Nasıl silah bırakma çağrısı ama! Terör örgütüyle masaya oturup bir de taleplerini kabul etmemizi öneren bir “barış güvercini”. Oldu olacak devleti PKK’ya teslim edelim, sorun kökten çözülsün!
Türkiye açılımı dedikleri şey de aslında Apo’yla AKP’yi masaya oturtmak. Demokrat söylemler falan hepsi, aynen AKP gibi, durağa gelince inilecek bir araçtan ibaret.
Burada Demirtaş’ın ya da HDP’nin temsil ettiği Kürt siyasi hareketinin şımarıklığını bir kez daha görmüş oluyoruz. Adamlar hem muhalif geçinip muhalefetle ortak hareket etmek istiyorlar hem de Saray ile masaya oturmanın yolunu arıyorlar. Kürt seçmeni de şantaj aracı olarak kullanıyorlar.
Hem zaten Demirtaş’a göre Türkiye’nin bir numaralı sorunu Erdoğan’ın seçimde yenilgiye uğratılması değil demokrasi olmamasıymış. Ülkede demokrasi yok deyip, demokrasiyi ortadan kaldıran adamın sandıkta yenilmesini mesele olarak görmeyen bir “demokrat”(!) Bu da yeni bir tür. Gerçi terör örgütü uzantılarından nasıl bir demokratlık bekliyorsak biz de.
“HDP, PKK’nın uzantısı, sözcüsü ya da destekçisi değildir. PKK ile bir bağı yoktur. Bunu Türkiye kamuoyuna anlatabilmemiz gerekir.” diyen Demirtaş bir taraftan HDP’nin PKK ile bir tutulmasından duyduğu rahatsızlığını dile getirirken diğer taraftan Apo’yu muhatap olarak işaret ederek gerçek yüzünü bir kez daha gösteriyor.
Madem PKK’nın sözcüsü veya uzantısı değilsiniz niye mesela “çözüm masasına eş genel başkanlarımız otursun, Selahattin Demirtaş otursun” demiyorsunuz da “Apo otursun” diyorsunuz?
Hem anlatmak istediğiniz her şeyi anlatıyorsunuz da PKK uzantısı olmadığınızı mı anlatamıyorsunuz?
Mesela Türk Solu’yla karşıtlığınızı gayet güzel anlatabilirsiniz değil mi? Ya da örneğin Akşener’le, İYİ Parti’yle bir olmadığınızı gayet iyi anlatabiliyorsunuz. Ama PKK ile bir olduğunuzu anlatamıyorsunuz öyle mi? PKK ile bir olmasaydınız onu da gayet iyi anlatabilirdiniz ama bir olduğunuz için anlatamıyorsunuz.

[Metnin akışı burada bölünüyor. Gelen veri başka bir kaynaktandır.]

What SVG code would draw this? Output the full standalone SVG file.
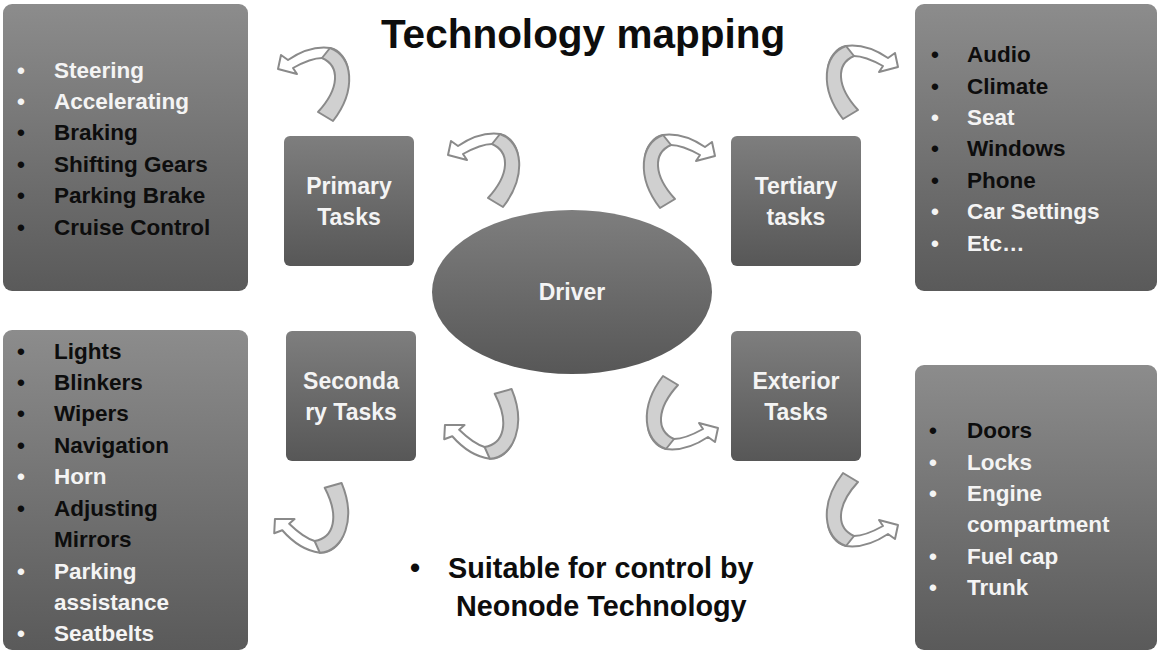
<svg xmlns="http://www.w3.org/2000/svg" xmlns:xlink="http://www.w3.org/1999/xlink" width="1160" height="651" viewBox="0 0 1160 651">
  <style>
    text { font-family: "Liberation Sans", Arial, sans-serif; font-weight: bold; }
    .title { font-size: 40.5px; fill: #0d0d0d; text-anchor: middle; }
    .item { font-size: 22.5px; }
    .dk { fill: #0d0d0d; }
    .lt { fill: #f4f4f4; }
    .task { font-size: 23px; fill: #f4f4f4; text-anchor: middle; }
    .note { font-size: 28.8px; fill: #0d0d0d; }
    .box { fill: url(#boxGrad); }
    .tbox { fill: url(#taskGrad); }
    .band-back { fill: #d0d0d0; stroke: #8a8a8a; stroke-width: 2; stroke-linejoin: round; }
    .band-front { fill: #ffffff; stroke: #8a8a8a; stroke-width: 2; stroke-linejoin: round; }
  </style>
  <defs>
    <linearGradient id="boxGrad" x1="0" y1="0" x2="0" y2="1">
      <stop offset="0" stop-color="#8c8c8c"/>
      <stop offset="1" stop-color="#5a5a5a"/>
    </linearGradient>
    <linearGradient id="taskGrad" x1="0" y1="0" x2="0" y2="1">
      <stop offset="0" stop-color="#7e7e7e"/>
      <stop offset="1" stop-color="#575757"/>
    </linearGradient>
    <!-- curled arrow, tip pointing left, origin near bbox centre -->
    <g id="curl">
      <path class="band-front" d="M -33,-29 L -26,-24 C -14,-32 1,-38 16,-36 C 26,-34 33,-24 34,-14 L 26,-12 C 24,-21 16,-26 8,-26 C -2,-26 -12,-21 -21,-16 L -17,-10 L -36,-15 Z"/>
      <path class="band-back" d="M 16,-36 C 39,-28 43,6 19,37 L 4,28 C 26,4 26,-18 8,-26 Z"/>
    </g>
  </defs>

  <rect width="1160" height="651" fill="#ffffff"/>

  <text class="title" x="583" y="48">Technology mapping</text>

  <!-- task groups -->
  <g id="primary-list">
    <rect class="box" x="3" y="4" width="245" height="287" rx="9"/>
    <g class="item">
      <text class="lt" x="17" y="78">•</text><text class="lt" x="54" y="78">Steering</text>
      <text class="lt" x="17" y="109">•</text><text class="lt" x="54" y="109">Accelerating</text>
      <text class="dk" x="17" y="140">•</text><text class="dk" x="54" y="140">Braking</text>
      <text class="dk" x="17" y="172">•</text><text class="dk" x="54" y="172">Shifting Gears</text>
      <text class="dk" x="17" y="203">•</text><text class="dk" x="54" y="203">Parking Brake</text>
      <text class="dk" x="17" y="235">•</text><text class="dk" x="54" y="235">Cruise Control</text>
    </g>
  </g>

  <g id="tertiary-list">
    <rect class="box" x="915" y="4" width="242" height="287" rx="9"/>
    <g class="item">
      <text class="dk" x="931" y="62">•</text><text class="dk" x="967" y="62">Audio</text>
      <text class="dk" x="931" y="94">•</text><text class="dk" x="967" y="94">Climate</text>
      <text class="lt" x="931" y="125">•</text><text class="lt" x="967" y="125">Seat</text>
      <text class="dk" x="931" y="156">•</text><text class="dk" x="967" y="156">Windows</text>
      <text class="dk" x="931" y="188">•</text><text class="dk" x="967" y="188">Phone</text>
      <text class="lt" x="931" y="219">•</text><text class="lt" x="967" y="219">Car Settings</text>
      <text class="lt" x="931" y="251">•</text><text class="lt" x="967" y="251">Etc…</text>
    </g>
  </g>

  <g id="secondary-list">
    <rect class="box" x="3" y="330" width="245" height="320" rx="9"/>
    <g class="item">
      <text class="dk" x="17" y="359">•</text><text class="dk" x="54" y="359">Lights</text>
      <text class="dk" x="17" y="390">•</text><text class="dk" x="54" y="390">Blinkers</text>
      <text class="dk" x="17" y="421">•</text><text class="dk" x="54" y="421">Wipers</text>
      <text class="dk" x="17" y="453">•</text><text class="dk" x="54" y="453">Navigation</text>
      <text class="lt" x="17" y="484">•</text><text class="lt" x="54" y="484">Horn</text>
      <text class="dk" x="17" y="516">•</text><text class="dk" x="54" y="516">Adjusting</text>
      <text class="dk" x="54" y="547">Mirrors</text>
      <text class="lt" x="17" y="579">•</text><text class="lt" x="54" y="579">Parking</text>
      <text class="lt" x="54" y="610">assistance</text>
      <text class="lt" x="17" y="641">•</text><text class="lt" x="54" y="641">Seatbelts</text>
    </g>
  </g>

  <g id="exterior-list">
    <rect class="box" x="915" y="365" width="242" height="285" rx="9"/>
    <g class="item">
      <text class="dk" x="929" y="438">•</text><text class="dk" x="967" y="438">Doors</text>
      <text class="lt" x="929" y="470">•</text><text class="lt" x="967" y="470">Locks</text>
      <text class="lt" x="929" y="501">•</text><text class="lt" x="967" y="501">Engine</text>
      <text class="lt" x="967" y="532">compartment</text>
      <text class="lt" x="929" y="564">•</text><text class="lt" x="967" y="564">Fuel cap</text>
      <text class="lt" x="929" y="595">•</text><text class="lt" x="967" y="595">Trunk</text>
    </g>
  </g>

  <g id="primary-tasks">
    <rect class="tbox" x="284" y="136" width="130" height="130" rx="6"/>
    <text class="task" x="349" y="194">Primary</text>
    <text class="task" x="349" y="225">Tasks</text>
  </g>

  <g id="tertiary-tasks">
    <rect class="tbox" x="731" y="136" width="130" height="130" rx="6"/>
    <text class="task" x="796" y="194">Tertiary</text>
    <text class="task" x="796" y="225">tasks</text>
  </g>

  <g id="secondary-tasks">
    <rect class="tbox" x="286" y="331" width="130" height="130" rx="6"/>
    <text class="task" x="351" y="389">Seconda</text>
    <text class="task" x="351" y="420">ry Tasks</text>
  </g>

  <g id="exterior-tasks">
    <rect class="tbox" x="731" y="331" width="130" height="130" rx="6"/>
    <text class="task" x="796" y="389">Exterior</text>
    <text class="task" x="796" y="420">Tasks</text>
  </g>

  <g id="driver">
    <ellipse cx="572" cy="292" rx="140" ry="82" fill="url(#taskGrad)"/>
    <text class="task" x="572" y="300">Driver</text>
  </g>

  <!-- curled connector arrows -->
  <g id="connectors">
    <use xlink:href="#curl" href="#curl" transform="translate(314,84)"/>
    <use xlink:href="#curl" href="#curl" transform="translate(484,170)"/>
    <use xlink:href="#curl" href="#curl" transform="translate(862,82) scale(-1,1)"/>
    <use xlink:href="#curl" href="#curl" transform="translate(679,171) scale(-1,1)"/>
    <use xlink:href="#curl" href="#curl" transform="translate(313.6,513.8) rotate(15) scale(1,-1)"/>
    <use xlink:href="#curl" href="#curl" transform="translate(483.6,419.8) rotate(15) scale(1,-1)"/>
    <use xlink:href="#curl" href="#curl" transform="translate(682,413) scale(-1,-1)"/>
    <use xlink:href="#curl" href="#curl" transform="translate(862,510) scale(-1,-1)"/>
  </g>

  <g id="footnote" class="note">
    <text x="410" y="578">•</text>
    <text x="448" y="578">Suitable for control by</text>
    <text x="456" y="616">Neonode Technology</text>
  </g>
</svg>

Peki, madem PKK ile bir tutulmaktan bu kadar rahatsızsınız, buyurun samimiyet testine!
Dün Ozan Pekgöz, BM’nin çocukları en çok istismar eden örgütlerinden birinin PKK olduğunu belirten raporundan bahsetti. HDP’liler çocuklar konusunda çok hassaslar ya, her sene Uğur Kaymaz’ı falan anıyorlar, çıksınlar bir kere de PKK’nın öldürdüğü çocukları ansınlar. Hadi onu geçtim, PKK’yı eleştiren en ufak bir şey söylesinler de PKK’nın uzantısı olmadıklarını görelim.
Selahattin Demirtaş iddia ettiği gibi Türkiye siyasetçisi olacaksa;
Önce İmralı-Kandil-Saray üçgeninde siyaset yapmaktan vazgeçecek.
İmralı’daki teröristbaşını değil Türk milletini muhatap kabul edecek.
Hem AKP ile masaya otururum hem muhalifçilik oynarım ikiyüzlülüğünü bırakacak ve AKP ile olan siyasi ortaklığını bitirecek.
Tüm bunları yapabilirse ve Türk milleti de samimiyetine inanırsa Türkiye siyasetçisi olur. Ancak Demirtaş’ın bu zamana kadarki tavrından pek de Türkiye siyasetçisi olmaya niyetinin olmadığı açık seçik görülüyor.